__DATA__:

•••

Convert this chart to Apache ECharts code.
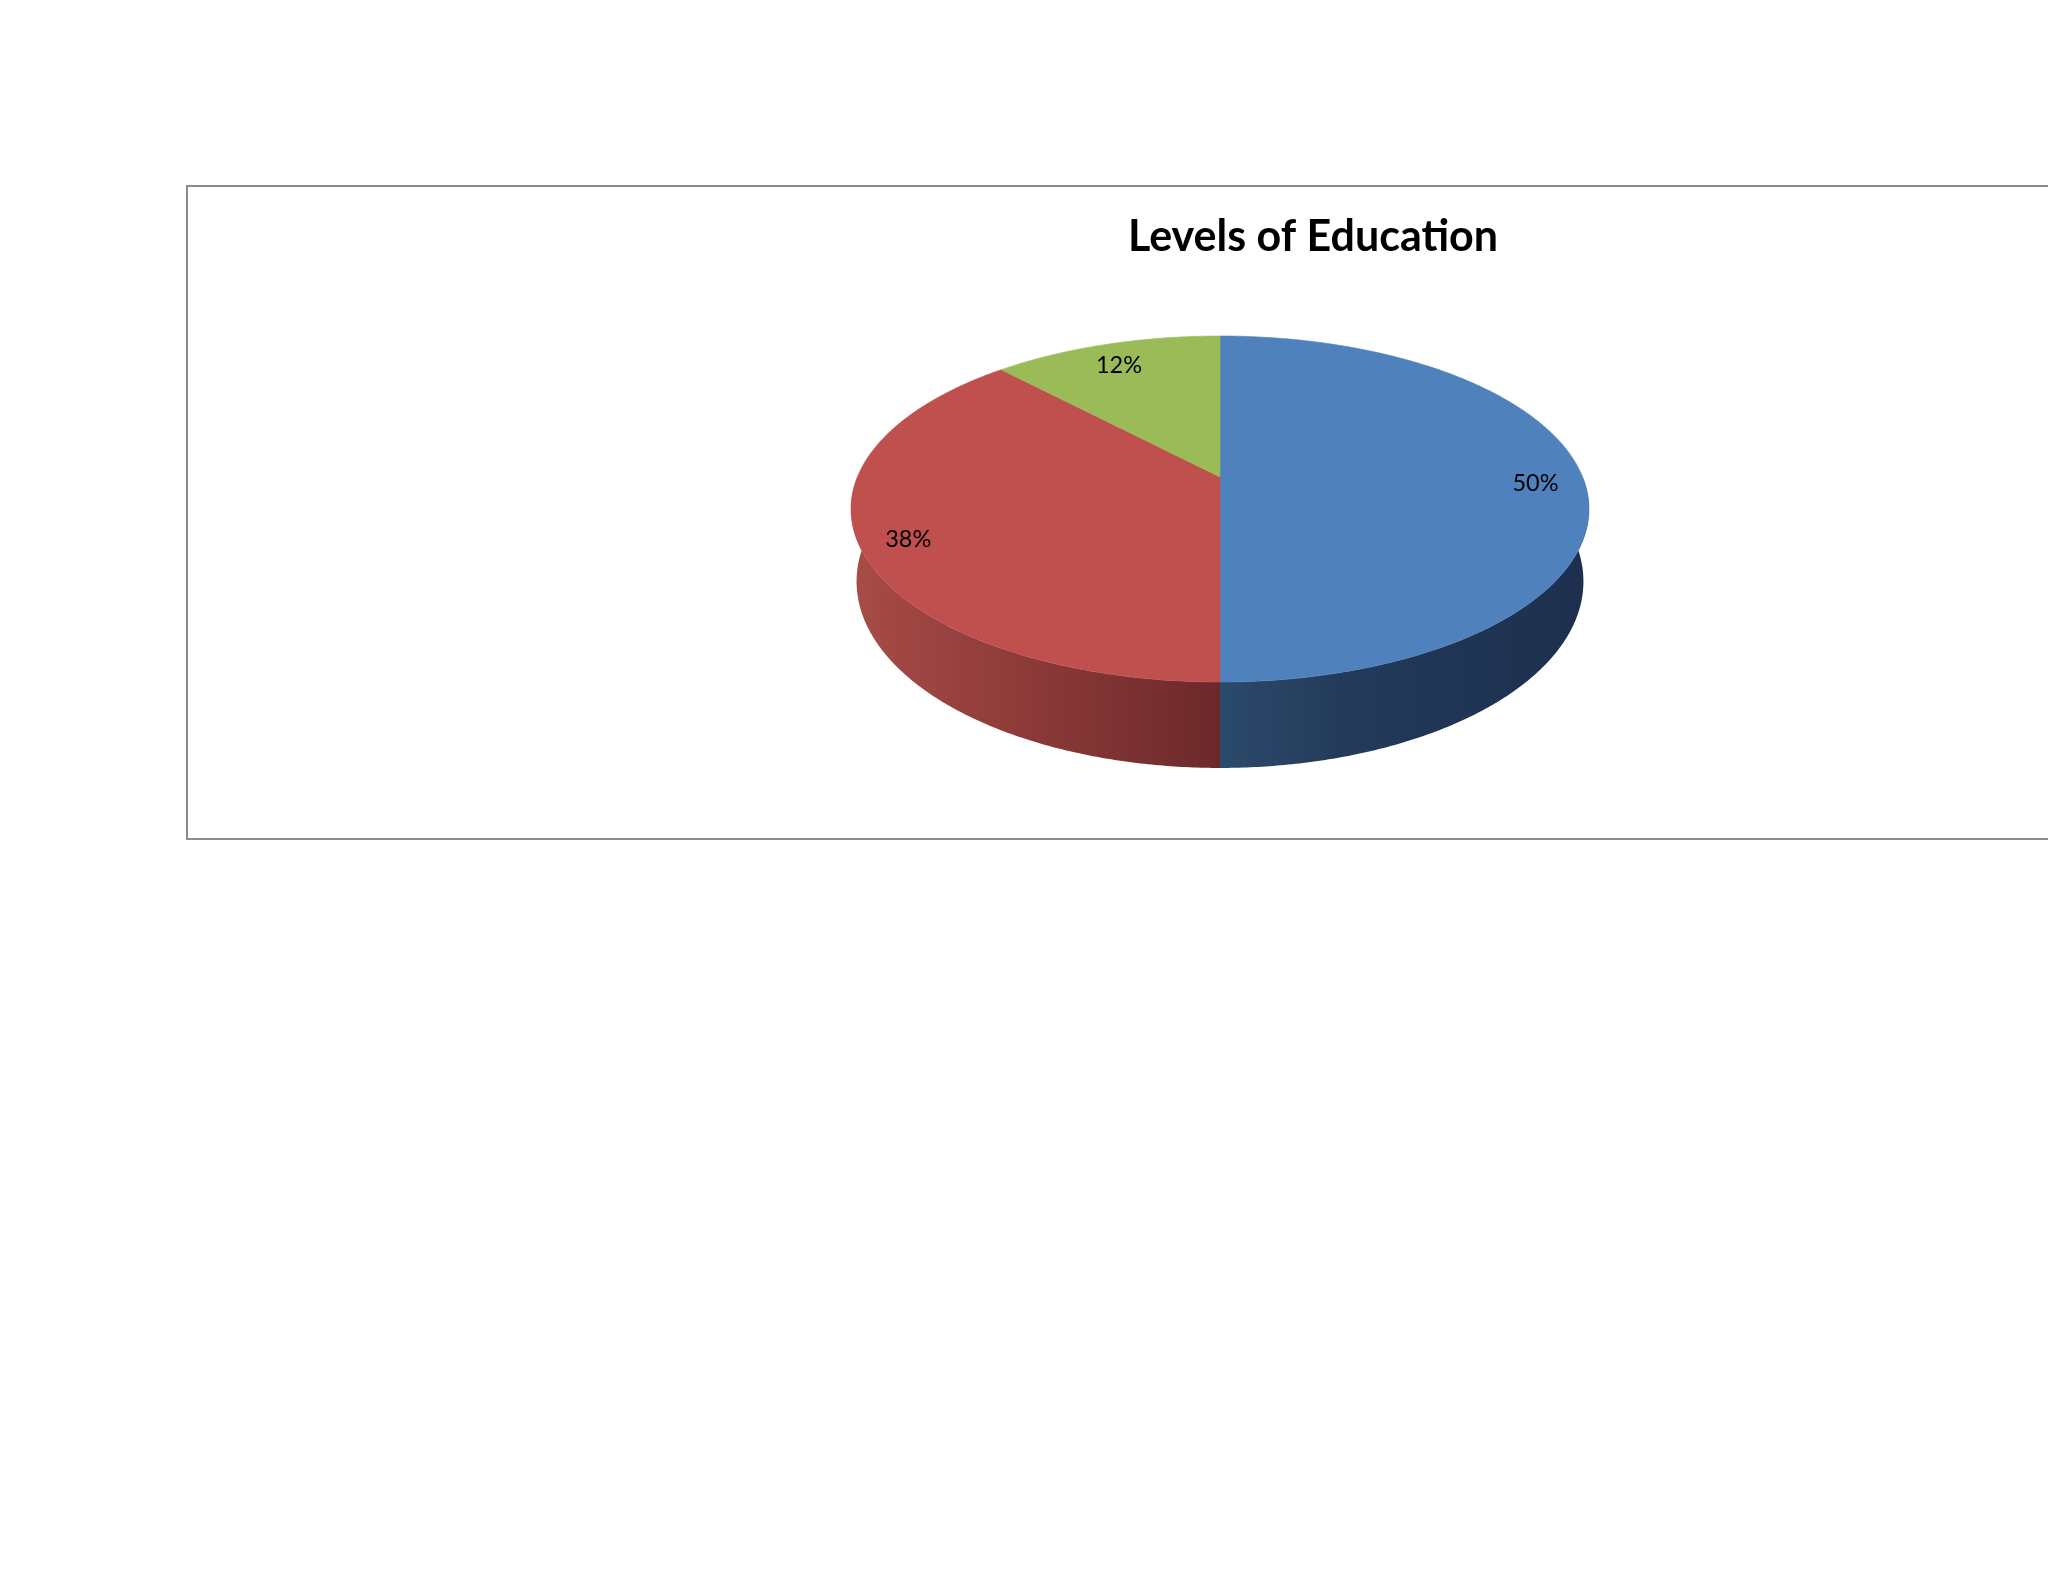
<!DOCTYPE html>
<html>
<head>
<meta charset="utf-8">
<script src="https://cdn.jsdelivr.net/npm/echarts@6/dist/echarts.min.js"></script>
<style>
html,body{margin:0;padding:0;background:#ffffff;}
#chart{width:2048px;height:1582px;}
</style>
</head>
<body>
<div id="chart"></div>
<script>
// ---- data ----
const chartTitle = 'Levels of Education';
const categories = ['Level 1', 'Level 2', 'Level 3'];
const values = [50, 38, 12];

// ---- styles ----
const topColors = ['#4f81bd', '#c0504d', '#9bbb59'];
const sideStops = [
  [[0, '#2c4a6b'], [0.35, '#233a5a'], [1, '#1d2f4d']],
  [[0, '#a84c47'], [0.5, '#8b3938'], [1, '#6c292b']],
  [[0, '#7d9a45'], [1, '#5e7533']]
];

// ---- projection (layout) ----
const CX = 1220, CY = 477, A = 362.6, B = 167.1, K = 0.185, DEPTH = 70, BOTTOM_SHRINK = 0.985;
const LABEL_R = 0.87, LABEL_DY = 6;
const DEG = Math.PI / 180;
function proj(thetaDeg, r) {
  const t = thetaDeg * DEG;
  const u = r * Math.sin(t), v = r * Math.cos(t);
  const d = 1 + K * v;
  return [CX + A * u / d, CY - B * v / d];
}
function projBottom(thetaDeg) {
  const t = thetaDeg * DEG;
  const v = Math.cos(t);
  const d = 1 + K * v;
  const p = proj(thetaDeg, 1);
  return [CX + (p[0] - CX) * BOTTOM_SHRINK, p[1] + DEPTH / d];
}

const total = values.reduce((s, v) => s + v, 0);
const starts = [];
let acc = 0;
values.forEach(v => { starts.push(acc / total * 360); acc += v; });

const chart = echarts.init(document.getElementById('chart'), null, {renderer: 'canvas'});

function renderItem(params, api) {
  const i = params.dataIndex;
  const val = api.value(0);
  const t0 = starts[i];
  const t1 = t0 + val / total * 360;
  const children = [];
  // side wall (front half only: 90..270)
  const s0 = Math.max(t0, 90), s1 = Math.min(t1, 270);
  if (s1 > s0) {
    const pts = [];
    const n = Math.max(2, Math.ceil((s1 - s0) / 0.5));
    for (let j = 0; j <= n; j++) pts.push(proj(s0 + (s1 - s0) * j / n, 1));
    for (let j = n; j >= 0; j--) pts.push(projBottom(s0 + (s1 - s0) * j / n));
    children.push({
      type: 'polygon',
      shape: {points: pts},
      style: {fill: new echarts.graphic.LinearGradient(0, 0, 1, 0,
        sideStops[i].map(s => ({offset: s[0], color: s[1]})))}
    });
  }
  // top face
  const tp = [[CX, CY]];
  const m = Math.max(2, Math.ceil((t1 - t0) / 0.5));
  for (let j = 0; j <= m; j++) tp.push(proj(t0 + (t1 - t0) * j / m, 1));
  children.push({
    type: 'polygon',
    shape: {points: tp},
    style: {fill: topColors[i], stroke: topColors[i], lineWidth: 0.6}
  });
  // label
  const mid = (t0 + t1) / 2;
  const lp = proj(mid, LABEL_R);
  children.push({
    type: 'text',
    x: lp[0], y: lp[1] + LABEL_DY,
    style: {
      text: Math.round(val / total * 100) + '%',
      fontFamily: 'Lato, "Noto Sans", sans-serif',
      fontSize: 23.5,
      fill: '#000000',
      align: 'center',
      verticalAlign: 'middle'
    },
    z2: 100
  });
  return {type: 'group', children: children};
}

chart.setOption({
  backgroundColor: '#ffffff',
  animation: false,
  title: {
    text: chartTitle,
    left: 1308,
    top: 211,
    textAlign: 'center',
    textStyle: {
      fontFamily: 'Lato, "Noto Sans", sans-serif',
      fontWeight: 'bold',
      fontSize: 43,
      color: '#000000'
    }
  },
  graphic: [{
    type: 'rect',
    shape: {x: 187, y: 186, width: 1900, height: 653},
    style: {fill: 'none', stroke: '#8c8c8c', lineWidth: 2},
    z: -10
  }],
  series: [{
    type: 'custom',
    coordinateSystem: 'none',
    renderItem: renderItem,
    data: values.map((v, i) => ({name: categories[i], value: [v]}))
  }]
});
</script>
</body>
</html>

•••

__PROMPT__: Repeat exactly and only the lines from the start of the data above through the line that holds "const values = [50, 38, 12];", inclusive. Pictures do not belong in the copy.

__RESULT BELOW__:
Convert this chart to Apache ECharts code.
<!DOCTYPE html>
<html>
<head>
<meta charset="utf-8">
<script src="https://cdn.jsdelivr.net/npm/echarts@6/dist/echarts.min.js"></script>
<style>
html,body{margin:0;padding:0;background:#ffffff;}
#chart{width:2048px;height:1582px;}
</style>
</head>
<body>
<div id="chart"></div>
<script>
// ---- data ----
const chartTitle = 'Levels of Education';
const categories = ['Level 1', 'Level 2', 'Level 3'];
const values = [50, 38, 12];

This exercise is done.